I would recommend that students get at least two internship opportunities before graduating college. Right around the freshmen and sophomore years that way you have something to offer the platform you are applying for after graduating. Also, if you are looking for an internship in the summer please apply in the fall and winter of the year prior because summer internship deadlines usually are in the first quarter of the upcoming year.
With some of the different technology that we now have available, what is some advice that you would like to share with individuals who have not received their big break?
I would say to be local, passionate, and if this is something you want to do then pursue your dream. I think the times have changed and there are some many ways to be a journalist nowadays. You don’t have to write for a specific company. You can form your own narrative until the opportunity presents itself. I think a lot of young people get lost in the sauce because they want to report on these big stories that include LeBron James, Kevin Durant, and Tiger Woods.

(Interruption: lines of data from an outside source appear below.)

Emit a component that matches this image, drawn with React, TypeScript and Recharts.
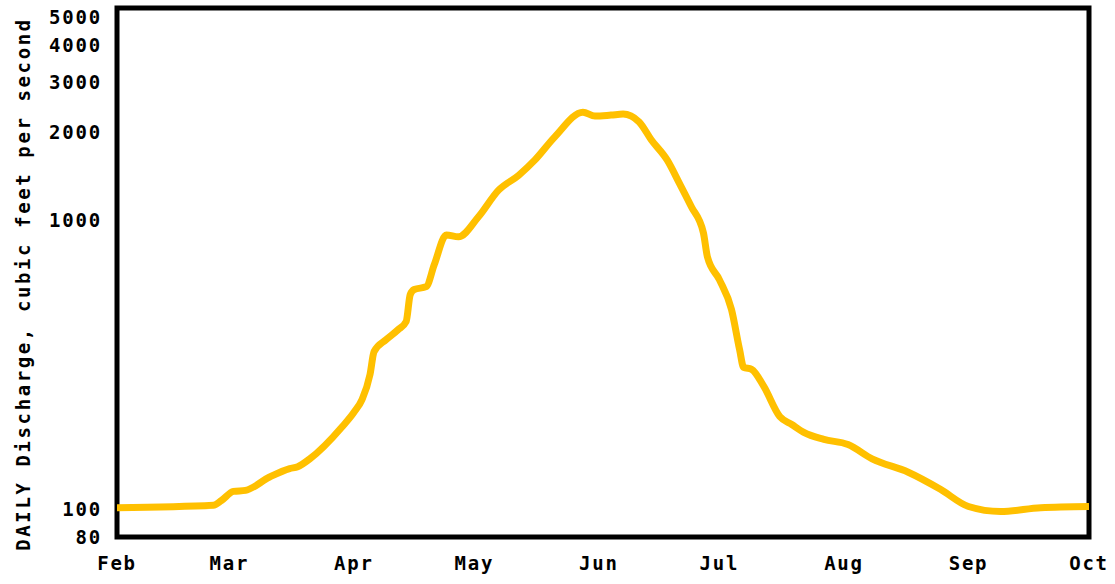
import React from 'react';
import { LineChart, Line, XAxis, YAxis, ReferenceArea, Label } from 'recharts';

const days = [0, 24, 26, 29, 32, 38, 43, 45, 48, 56, 59, 61, 63, 64, 67, 70, 72, 73, 74, 77, 79, 82, 85, 90, 95, 100, 104, 109, 116, 119, 123, 126, 130, 133, 137, 140, 143, 146, 147, 150, 153, 155, 156, 158, 161, 165, 168, 171, 176, 182, 188, 197, 205, 212, 220, 230, 242];
const discharge = [101, 103, 107, 115, 116, 129, 138, 140, 149, 192, 216, 239, 292, 350, 385, 417, 445, 551, 574, 587, 700, 886, 873, 1024, 1266, 1425, 1608, 1936, 2354, 2284, 2302, 2320, 2179, 1892, 1608, 1339, 1109, 901, 744, 620, 489, 356, 309, 304, 266, 209, 196, 184, 174, 167, 149, 134, 117, 102, 98, 101, 102];

const monthTicks = [0, 28, 59, 89, 120, 150, 181, 212, 242];
const monthLabels = ['Feb', 'Mar', 'Apr', 'May', 'Jun', 'Jul', 'Aug', 'Sep', 'Oct'];
const yTicks = [80, 100, 1000, 2000, 3000, 4000, 5000];
const yTitle = 'DAILY Discharge, cubic feet per second';

const data = days.map((d, i) => ({ day: d, q: discharge[i] }));

const FONT = '"DejaVu Sans Mono", "Liberation Mono", monospace';
const tickStyle = { fill: '#000', fontSize: 19, fontFamily: FONT, fontWeight: 'bold', letterSpacing: 1.8 } as any;

export default function App() {
  return (
    <div style={{ position: 'absolute', left: 0, top: 0, background: '#fff' }}>
      <LineChart width={1115} height={584} data={data} margin={{ top: 8, right: 26, bottom: 17, left: 0 }}>
        <XAxis
          dataKey="day"
          type="number"
          domain={[0, 242]}
          ticks={monthTicks}
          interval={0}
          tickFormatter={(v: number) => monthLabels[monthTicks.indexOf(v)]}
          axisLine={false}
          tickLine={false}
          tickSize={6}
          tickMargin={14}
          height={30}
          allowDataOverflow
          tick={tickStyle}
        />
        <YAxis
          type="number"
          scale="log"
          domain={[80, 5400]}
          ticks={yTicks}
          interval={0}
          width={117}
          axisLine={false}
          tickLine={false}
          tickSize={6}
          tickMargin={9}
          allowDataOverflow
          tick={tickStyle}
        >
          <Label
            content={() => (
              <text
                x={23}
                y={284}
                transform="rotate(-90 23 284)"
                textAnchor="middle"
                dominantBaseline="central"
                fill="#000"
                style={{ fontSize: 19, fontFamily: FONT, fontWeight: 'bold', letterSpacing: 2.6 }}
              >
                {yTitle}
              </text>
            )}
          />
        </YAxis>
        <Line
          dataKey="q"
          type="monotone"
          stroke="#FFC000"
          strokeWidth={7}
          dot={false}
          isAnimationActive={false}
        />
        <ReferenceArea
          x1={0}
          x2={242}
          y1={80}
          y2={5400}
          fill="none"
          fillOpacity={0}
          stroke="#000"
          strokeWidth={5}
          ifOverflow="visible"
        />
      </LineChart>
    </div>
  );
}
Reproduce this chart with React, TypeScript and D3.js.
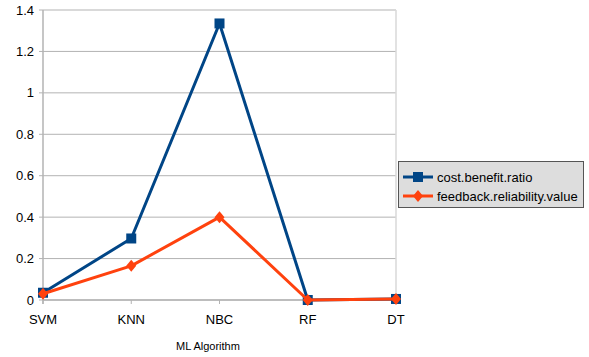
import React from "react";
import * as d3 from "d3";

const algorithms = ["SVM", "KNN", "NBC", "RF", "DT"];
const costBenefit = [0.035, 0.297, 1.335, 0, 0.005];
const feedbackReliability = [0.03, 0.165, 0.4, 0, 0.005];
const yTicks = [0, 0.2, 0.4, 0.6, 0.8, 1, 1.2, 1.4];

const W = 589;
const H = 357;
const margin = { left: 43, right: 193, top: 10, bottom: 57 };

const App = () => {
    const x = d3
        .scalePoint<string>()
        .domain(algorithms)
        .range([margin.left, W - margin.right]);
    const y = d3
        .scaleLinear()
        .domain([0, 1.4])
        .range([H - margin.bottom, margin.top]);

    const series = [
        { name: "cost.benefit.ratio", values: costBenefit, color: "#004586", marker: "square" },
        { name: "feedback.reliability.value", values: feedbackReliability, color: "#ff420e", marker: "diamond" },
    ];

    const line = d3
        .line<number>()
        .x((d, i) => x(algorithms[i])!)
        .y((d) => y(d));

    const marker = (type: string, cx: number, cy: number, color: string, key: string | number) =>
        type === "square" ? (
            <rect key={key} x={cx - 5} y={cy - 5} width={10} height={10} fill={color} />
        ) : (
            <path key={key} d={`M${cx},${cy - 6}L${cx + 5},${cy}L${cx},${cy + 6}L${cx - 5},${cy}Z`} fill={color} />
        );

    const font = "'Liberation Sans', Arial, sans-serif";
    const x0 = margin.left;
    const x1 = W - margin.right;
    const y0 = H - margin.bottom;

    return (
        <svg width={W} height={H} style={{ position: "absolute", left: 0, top: 0 }} fontFamily={font}>
            <rect width={W} height={H} fill="#fff" />
            {yTicks.map((t) => (
                <g key={t}>
                    <line x1={x0 - 4} x2={x1} y1={y(t)} y2={y(t)} stroke="#b3b3b3" strokeWidth={1} />
                    <text x={x0 - 9} y={y(t)} dy="0.35em" textAnchor="end" fontSize={13} fill="#000">
                        {t}
                    </text>
                </g>
            ))}
            <line x1={x1} x2={x1} y1={margin.top} y2={y0} stroke="#d9d9d9" strokeWidth={1.5} />
            <line x1={x0} x2={x0} y1={margin.top} y2={y0 + 4} stroke="#b3b3b3" strokeWidth={1.5} />
            <line x1={x0} x2={x1} y1={y0} y2={y0} stroke="#b3b3b3" strokeWidth={1.5} />
            {algorithms.map((a) => (
                <g key={a}>
                    <line x1={x(a)} x2={x(a)} y1={y0} y2={y0 + 4} stroke="#b3b3b3" />
                    <text x={x(a)} y={y0 + 24} textAnchor="middle" fontSize={13} fill="#000">
                        {a}
                    </text>
                </g>
            ))}
            <text x={208} y={H - 7} textAnchor="middle" fontSize={11} fill="#000">
                ML Algorithm
            </text>
            {series.map((s) => (
                <g key={s.name}>
                    <path d={line(s.values)!} fill="none" stroke={s.color} strokeWidth={3} strokeLinejoin="round" />
                    {s.values.map((v, i) => marker(s.marker, x(algorithms[i])!, y(v), s.color, i))}
                </g>
            ))}
            <rect x={398.5} y={161.5} width={185} height={46} fill="#dddddd" stroke="#555" strokeWidth={1} />
            {series.map((s, i) => {
                const ly = 177 + i * 19;
                return (
                    <g key={s.name}>
                        <line x1={403} x2={433} y1={ly} y2={ly} stroke={s.color} strokeWidth={3} />
                        {marker(s.marker, 418, ly, s.color, "m")}
                        <text x={437} y={ly} dy="0.35em" fontSize={13} fill="#000">
                            {s.name}
                        </text>
                    </g>
                );
            })}
        </svg>
    );
};

export default App;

They can cover local issues in their own community. That is where I feel the art of this profession is being lost because not many people are reporting on the local issues in the community.
Who are some of the mentors you credit for pushing you towards where you are today?
There were so many when I was young that I looked up to when I was in Cleveland. I used to be a copywriter at the Cleveland Plain Dealer and one of my first editors was David Squires who is still working in media in some capacity. Once I made the transition into sports, guys like Darrell Orlando who writes for The Atlanta Journal-Constitution, and another person is Marc Spears who helps everyone, they were all my mentors.
What has been your toughest assignment to date and how did you approach it?
I would have to say the one that pushed me towards sports. It was my first year at the Seattle Times and they had me doing an investigative story that involved a death in the community. I had to go to the family of the victim’s house and I beat the police to the residence and I was the one that ended up breaking the news to the family. They looked at me like I was crazy it was a tough situation to be in. That is when I knew I was not cut out for hard news and I was geared towards sports/ It was a tough assignment the stuck with me for a very long time.
How do you want to use your platform to inspire others?
On a day to day basis, I don’t think about things like that. I guess when asked questions like this is when I contemplate certain things. I don’t think about inspiring others during my daily routine, but I do think about being honest, truthful, and composing a good story. I think about beating the competition to a story or trying to get better as a journalist with studying how I can write better lead-ins to my stories. I think about my visuals and starting a podcast, those are the things I try to concentrate on during my daily routine. In terms of inspiring others, it is not at the forefront of my thoughts, but hopefully, I do impact others to follow their dreams.
All season you had the opportunity to cover the first place Seattle Storm. In your opinion do you think they have a shot to bring home a third title?
I think the Storm are in a great position to win another title. They have a great combination of veteran leadership in Sue Bird and a great core lead by Breanna Stewart and Jewell Lloyd. Now, that they are in first place they need to maintain that position, as this will allow them to sit and watch until the Semi-Finals. In comparison to the old format where they had to play in the first two rounds to get to the Semi-Finals. Again, they are in a great spot and they have pieces that they will need especially if they get one of the two tops seeds in the playoffs. Both of those games will be in Seattle and it will be a great environment because they are tough to beat at home.